Риторика и истоки европейской литературной традиции
Знаю, что смертен, что век мой недолог, и все же — когда я
Сложный исследую ход круговращения звезд, Мнится, земли не касаюсь ногами, но гостем у Зевса
В небе амвросией я, пищей бессмертных, кормлюсь.
(Клавдий Птолемей, пер. J1. В. Блуменау)
Иудей — «на земле», грек — «на небе». Это не противоположность между робостью верующего и дерзанием ученого, в библейской «Книге Иова» дерзание доходит до того, что самого Бога зовут на суд. Но Иов спорит с Богом «из глубины» (ср. Псал. 129, ст. 1) своей беды, своей конкретной жизненной ситуации, а не с бесстрастных высот интеллектуальной отрешенности и «внемйрности». Мечта Архимеда о точке опоры вне земли — это поразительно емкий символ греческой мысли; ближневосточной мысли такие искания были чужды.
В этом смысле очень типичная фигура — Лукиан из Самосаты, беллетрист, порожденный уже римской эпохой. В его сочинении «Сновидение, или Жизнь Лукиана» олицетворенная Образованность (Παιδεία), иначе говоря, Риторика, иначе говоря, Литература, обращает к подростку такие речи: «Ныне ты бедняк, сын такого‑то, уже почти решившийся отдать себя столь низкому ремеслу, — а немного спустя ты сделаешься предметом всеобщей зависти и уважения; тебя будут чтить и хвалить, ты станешь знаменит среди лучших людей. Мужи, знатные родом или богатством, будут с уважением смотреть на тебя, ты станешь ходить вот в такой одежде (и она показала на свою — а была она роскошно одета)… Если даже ты уйдешь из этой жизни, то все же навсегда останешься среди образованных людей и будешь в общении с лучшими» (пер. Э. В. Диль, см. Лукиан 1962, с. 32—33). Это бесподобное в своем роде место (сопоставимое разве что с древнеегипетскими хвалами карьере писца, но совсем иное по своему содержанию) очень красочно показывает, как в соблазнах литераторской профессии переплетались приманки духовного свойства и обещания хорошего местечка под солнцем. Такие люди, как Лукиан, были обязаны своему литераторству решительно всем — и духовными, и материальными основами своего существования, своим человеческим лицом и общественным статусом. Понятно поэтому, что когда Лукиану приходилось сталкиваться с неблагоприятными отзывами касательно чистоты своего стиля, писатель приходил в такое неистовство, в какое его едва ли привела бы самая страшная клевета относительно чистоты его нравов. Дошло два его сочинения, связанных с подобными казусами.
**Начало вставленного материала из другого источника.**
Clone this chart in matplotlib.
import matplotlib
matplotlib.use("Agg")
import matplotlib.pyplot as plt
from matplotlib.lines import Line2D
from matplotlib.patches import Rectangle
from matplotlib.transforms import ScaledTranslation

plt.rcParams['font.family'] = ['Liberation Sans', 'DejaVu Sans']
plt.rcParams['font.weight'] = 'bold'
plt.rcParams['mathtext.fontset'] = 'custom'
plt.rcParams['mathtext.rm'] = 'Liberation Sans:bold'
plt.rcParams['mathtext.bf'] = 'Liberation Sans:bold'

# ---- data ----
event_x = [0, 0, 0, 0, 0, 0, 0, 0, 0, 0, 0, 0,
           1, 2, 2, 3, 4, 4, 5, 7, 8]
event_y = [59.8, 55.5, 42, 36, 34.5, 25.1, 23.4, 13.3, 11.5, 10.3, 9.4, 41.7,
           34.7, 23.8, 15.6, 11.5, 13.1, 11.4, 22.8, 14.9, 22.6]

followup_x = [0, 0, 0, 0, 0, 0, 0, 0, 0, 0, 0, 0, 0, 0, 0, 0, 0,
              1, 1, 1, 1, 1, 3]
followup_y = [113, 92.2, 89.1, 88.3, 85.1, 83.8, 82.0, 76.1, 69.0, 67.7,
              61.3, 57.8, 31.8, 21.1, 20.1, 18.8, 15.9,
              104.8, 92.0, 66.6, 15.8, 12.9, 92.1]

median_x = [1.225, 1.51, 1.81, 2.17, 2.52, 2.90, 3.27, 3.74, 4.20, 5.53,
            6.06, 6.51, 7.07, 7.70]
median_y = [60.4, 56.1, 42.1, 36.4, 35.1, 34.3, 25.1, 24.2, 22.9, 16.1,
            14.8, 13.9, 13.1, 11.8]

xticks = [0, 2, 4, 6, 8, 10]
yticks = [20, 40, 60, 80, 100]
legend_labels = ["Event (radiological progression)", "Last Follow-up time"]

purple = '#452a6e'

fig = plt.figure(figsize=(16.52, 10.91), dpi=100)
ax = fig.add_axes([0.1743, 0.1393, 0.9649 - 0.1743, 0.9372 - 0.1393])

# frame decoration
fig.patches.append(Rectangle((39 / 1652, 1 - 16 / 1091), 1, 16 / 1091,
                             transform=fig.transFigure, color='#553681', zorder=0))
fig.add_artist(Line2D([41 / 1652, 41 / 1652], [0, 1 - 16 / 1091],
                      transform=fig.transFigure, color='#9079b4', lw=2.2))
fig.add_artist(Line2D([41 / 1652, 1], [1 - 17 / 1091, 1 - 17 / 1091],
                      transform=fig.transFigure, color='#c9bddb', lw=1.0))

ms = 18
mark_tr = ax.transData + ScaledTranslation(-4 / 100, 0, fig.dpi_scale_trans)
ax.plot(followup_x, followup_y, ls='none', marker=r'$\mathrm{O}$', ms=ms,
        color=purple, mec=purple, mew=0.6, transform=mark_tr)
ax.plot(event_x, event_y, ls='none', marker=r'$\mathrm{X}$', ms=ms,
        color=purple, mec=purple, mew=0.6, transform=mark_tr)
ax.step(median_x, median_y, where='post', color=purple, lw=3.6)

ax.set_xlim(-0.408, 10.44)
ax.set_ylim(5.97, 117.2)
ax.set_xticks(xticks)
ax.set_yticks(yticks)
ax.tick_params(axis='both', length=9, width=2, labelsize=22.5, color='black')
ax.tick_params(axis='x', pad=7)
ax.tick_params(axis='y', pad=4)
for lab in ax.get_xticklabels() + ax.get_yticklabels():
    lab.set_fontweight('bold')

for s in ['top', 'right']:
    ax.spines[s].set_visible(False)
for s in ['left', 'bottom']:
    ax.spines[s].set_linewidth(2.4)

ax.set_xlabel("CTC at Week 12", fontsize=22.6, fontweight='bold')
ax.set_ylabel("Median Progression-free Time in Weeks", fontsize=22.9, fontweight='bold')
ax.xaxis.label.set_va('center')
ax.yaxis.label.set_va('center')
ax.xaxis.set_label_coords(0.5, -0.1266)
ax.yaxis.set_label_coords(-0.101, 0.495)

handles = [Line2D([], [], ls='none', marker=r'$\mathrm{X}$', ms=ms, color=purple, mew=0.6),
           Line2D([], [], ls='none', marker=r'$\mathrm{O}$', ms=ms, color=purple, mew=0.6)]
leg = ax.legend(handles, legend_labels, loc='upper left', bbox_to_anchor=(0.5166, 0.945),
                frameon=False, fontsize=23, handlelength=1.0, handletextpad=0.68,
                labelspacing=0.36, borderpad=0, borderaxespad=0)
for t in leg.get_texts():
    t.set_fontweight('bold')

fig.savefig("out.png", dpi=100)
Больнее задеть его просто невозможно. По–видимому, созревание «литераторского» социального самочувствия всегда сопровождается подобными эксцессами: достаточно вспомнить нравы итальянских гуманистов XV столетия или взаимоотношения Тредьяковского, Сумарокова и Ломоносова. Патологическая профессиональная обидчивость — оборотная сторона еще непривычной «беспочвенности».
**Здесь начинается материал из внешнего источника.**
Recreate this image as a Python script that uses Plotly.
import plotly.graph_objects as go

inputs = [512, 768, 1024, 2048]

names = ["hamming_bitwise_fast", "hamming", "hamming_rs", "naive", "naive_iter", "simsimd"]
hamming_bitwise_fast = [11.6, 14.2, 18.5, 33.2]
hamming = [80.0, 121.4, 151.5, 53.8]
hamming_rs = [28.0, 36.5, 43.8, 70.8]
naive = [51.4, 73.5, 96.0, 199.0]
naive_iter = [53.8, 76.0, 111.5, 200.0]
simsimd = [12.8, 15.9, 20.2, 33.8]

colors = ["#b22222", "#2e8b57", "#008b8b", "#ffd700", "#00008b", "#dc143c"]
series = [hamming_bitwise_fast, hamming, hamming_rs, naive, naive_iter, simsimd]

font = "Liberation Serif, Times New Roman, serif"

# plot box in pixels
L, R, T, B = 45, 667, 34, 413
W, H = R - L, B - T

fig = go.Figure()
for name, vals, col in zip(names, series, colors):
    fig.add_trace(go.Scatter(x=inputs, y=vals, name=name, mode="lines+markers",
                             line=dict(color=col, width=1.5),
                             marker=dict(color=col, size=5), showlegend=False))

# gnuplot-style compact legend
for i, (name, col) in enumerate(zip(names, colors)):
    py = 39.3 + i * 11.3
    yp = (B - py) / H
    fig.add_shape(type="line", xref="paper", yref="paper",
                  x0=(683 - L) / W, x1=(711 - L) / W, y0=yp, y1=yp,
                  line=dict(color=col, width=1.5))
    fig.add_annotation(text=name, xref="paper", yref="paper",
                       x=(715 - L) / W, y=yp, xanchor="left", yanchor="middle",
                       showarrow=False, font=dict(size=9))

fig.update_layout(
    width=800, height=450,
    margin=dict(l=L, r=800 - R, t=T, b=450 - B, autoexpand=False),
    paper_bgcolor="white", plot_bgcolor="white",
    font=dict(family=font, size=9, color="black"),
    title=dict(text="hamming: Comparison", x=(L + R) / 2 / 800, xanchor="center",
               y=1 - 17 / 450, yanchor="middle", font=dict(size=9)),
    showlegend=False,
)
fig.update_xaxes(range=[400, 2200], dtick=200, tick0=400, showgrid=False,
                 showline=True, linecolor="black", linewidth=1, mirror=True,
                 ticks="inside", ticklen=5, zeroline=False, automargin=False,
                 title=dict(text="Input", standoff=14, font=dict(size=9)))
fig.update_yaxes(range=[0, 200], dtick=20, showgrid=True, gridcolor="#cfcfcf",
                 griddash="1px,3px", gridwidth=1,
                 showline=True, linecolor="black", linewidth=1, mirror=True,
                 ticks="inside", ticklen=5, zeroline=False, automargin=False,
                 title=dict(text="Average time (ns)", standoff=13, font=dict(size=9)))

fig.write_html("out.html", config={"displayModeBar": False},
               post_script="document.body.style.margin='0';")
Бродячему певцу у всякого народа полагается быть слепцом, и притом по весьма прозаической причине: зрячие годятся на другое дело. Но только грекам пришло в голову истолковать слепоту как еще один символ внутренней отрешенности. Неоплатоник Прокл пишет: «Гомер… возвысил свою мысль над мнимыми благами всяческой зримой гармонии <…> по каковой причине он и представлен в сказании утратившим очи и претерпевшим то самое, что он заставляет претерпеть феакийского певца Демодока:
[Муза его при рожденьи и злом и добром одарила;]
Очи затмила его, даровала за то сладкопенье.